We could not end even temporarily a history of sex without paying tribute to all of the movie makers who, faced with no other choice but having to use a symbol, have done so memorably. Perhaps the best of all was DeMille’s “Cleopatra.” It starred Claudette Colbert and Henry Wilcoxon. Who else but Cecil B. DeMille would have added to a simple seduction scene a hundred extras, dancing girls, four rows of galley slaves and a drum?

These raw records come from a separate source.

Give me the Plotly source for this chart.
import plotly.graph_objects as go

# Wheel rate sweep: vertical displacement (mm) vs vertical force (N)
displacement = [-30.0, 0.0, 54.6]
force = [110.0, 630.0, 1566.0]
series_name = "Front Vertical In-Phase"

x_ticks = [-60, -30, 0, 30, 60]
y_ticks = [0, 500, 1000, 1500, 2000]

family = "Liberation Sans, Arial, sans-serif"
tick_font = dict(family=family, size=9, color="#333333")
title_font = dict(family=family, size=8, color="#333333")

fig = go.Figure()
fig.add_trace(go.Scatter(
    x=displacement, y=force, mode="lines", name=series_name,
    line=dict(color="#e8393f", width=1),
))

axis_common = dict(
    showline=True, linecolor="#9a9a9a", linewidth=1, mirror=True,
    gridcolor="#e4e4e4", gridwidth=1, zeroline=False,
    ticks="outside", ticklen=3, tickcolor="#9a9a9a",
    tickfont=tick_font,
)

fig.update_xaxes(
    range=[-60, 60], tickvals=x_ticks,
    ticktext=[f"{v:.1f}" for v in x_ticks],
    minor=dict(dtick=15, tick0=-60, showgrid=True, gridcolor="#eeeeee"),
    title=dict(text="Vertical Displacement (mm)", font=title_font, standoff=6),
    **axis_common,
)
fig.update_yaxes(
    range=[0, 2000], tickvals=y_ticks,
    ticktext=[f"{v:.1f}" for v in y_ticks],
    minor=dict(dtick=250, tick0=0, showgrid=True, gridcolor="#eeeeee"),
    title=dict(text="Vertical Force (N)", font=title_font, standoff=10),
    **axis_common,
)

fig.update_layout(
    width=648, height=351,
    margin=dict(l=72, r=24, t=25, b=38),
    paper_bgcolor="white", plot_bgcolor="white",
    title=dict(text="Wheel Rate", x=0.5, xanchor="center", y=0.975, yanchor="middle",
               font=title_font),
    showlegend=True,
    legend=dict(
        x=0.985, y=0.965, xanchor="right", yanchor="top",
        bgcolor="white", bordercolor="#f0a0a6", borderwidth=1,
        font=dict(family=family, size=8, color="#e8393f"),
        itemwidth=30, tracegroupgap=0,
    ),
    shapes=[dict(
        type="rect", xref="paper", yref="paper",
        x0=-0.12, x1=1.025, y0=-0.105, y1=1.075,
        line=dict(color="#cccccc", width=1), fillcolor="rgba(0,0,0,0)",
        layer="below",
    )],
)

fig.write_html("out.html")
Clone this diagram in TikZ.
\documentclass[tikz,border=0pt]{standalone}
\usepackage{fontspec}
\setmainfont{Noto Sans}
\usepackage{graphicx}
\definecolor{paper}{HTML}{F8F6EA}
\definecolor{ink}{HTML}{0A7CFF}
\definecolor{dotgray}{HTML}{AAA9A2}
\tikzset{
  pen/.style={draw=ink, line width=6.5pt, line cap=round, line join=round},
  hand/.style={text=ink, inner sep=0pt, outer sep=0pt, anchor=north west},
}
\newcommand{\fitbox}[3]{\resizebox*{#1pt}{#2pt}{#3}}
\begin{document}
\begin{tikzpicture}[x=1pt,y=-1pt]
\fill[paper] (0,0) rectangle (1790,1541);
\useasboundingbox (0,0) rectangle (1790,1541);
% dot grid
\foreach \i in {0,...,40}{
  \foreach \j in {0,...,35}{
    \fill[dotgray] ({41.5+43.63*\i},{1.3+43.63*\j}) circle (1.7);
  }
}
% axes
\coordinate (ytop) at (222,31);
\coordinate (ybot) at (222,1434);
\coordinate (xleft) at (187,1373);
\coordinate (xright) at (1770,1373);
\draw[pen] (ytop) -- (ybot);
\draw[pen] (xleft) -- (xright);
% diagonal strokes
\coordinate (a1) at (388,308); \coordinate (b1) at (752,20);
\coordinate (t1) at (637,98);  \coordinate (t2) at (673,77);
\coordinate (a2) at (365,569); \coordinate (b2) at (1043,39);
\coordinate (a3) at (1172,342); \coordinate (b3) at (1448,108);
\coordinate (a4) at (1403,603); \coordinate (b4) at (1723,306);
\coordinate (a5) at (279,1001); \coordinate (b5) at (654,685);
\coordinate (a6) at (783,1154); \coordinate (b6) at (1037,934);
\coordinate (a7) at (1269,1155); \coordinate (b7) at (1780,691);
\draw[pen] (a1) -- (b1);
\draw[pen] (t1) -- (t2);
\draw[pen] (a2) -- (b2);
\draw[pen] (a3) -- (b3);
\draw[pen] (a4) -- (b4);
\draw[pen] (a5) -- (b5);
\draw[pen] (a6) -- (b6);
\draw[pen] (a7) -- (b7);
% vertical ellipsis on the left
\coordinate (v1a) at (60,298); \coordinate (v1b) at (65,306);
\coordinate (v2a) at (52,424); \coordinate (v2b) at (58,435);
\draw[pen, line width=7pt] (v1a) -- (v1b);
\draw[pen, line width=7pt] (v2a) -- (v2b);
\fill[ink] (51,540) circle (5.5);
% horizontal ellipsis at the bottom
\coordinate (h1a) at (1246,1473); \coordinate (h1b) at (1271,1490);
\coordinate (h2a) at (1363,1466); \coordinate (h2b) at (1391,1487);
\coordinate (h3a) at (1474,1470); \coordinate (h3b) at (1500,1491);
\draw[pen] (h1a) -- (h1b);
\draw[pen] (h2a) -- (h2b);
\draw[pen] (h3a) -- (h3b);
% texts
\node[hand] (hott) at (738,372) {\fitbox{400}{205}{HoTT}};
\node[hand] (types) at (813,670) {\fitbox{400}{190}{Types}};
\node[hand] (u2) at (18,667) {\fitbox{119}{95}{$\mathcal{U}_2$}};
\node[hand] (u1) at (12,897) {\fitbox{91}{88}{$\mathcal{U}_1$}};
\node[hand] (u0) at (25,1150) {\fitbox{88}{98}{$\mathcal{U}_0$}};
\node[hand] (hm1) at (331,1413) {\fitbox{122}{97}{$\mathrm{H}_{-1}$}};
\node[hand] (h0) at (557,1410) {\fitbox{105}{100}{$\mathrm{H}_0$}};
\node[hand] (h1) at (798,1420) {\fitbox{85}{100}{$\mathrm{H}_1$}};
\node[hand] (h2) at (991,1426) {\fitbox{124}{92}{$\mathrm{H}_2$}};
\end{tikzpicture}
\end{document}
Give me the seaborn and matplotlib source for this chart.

On Side Two of this album, Percy Faith, a gifted composer as well as a superb conductor-arranger, presents six of his original works. Two of them, The Virginian and Celia’s Waltz, Percy wrote for the color television series based on Owen Wister’s classic American novel, “The Virginian.” As background for the CBS Television Network color special, “A Look at Monaco,” composer-conductor Faith captures the festive atmosphere of the charming Mediterranean principality in The Monaco Theme. Long interested in south-of-the-border rhythms, Percy creates sinuous themes that brilliantly conjure up the excitement and magic of Latin America in one of the best-known pieces, Chico Bolero. The unusual effect of plucked strings playing in countermelody against soaring strings makes this selection a special delight. Two more instances of Percy’s persuasive compositional talents are Our Love and concluding the album, Oba!, and exciting bossa nova.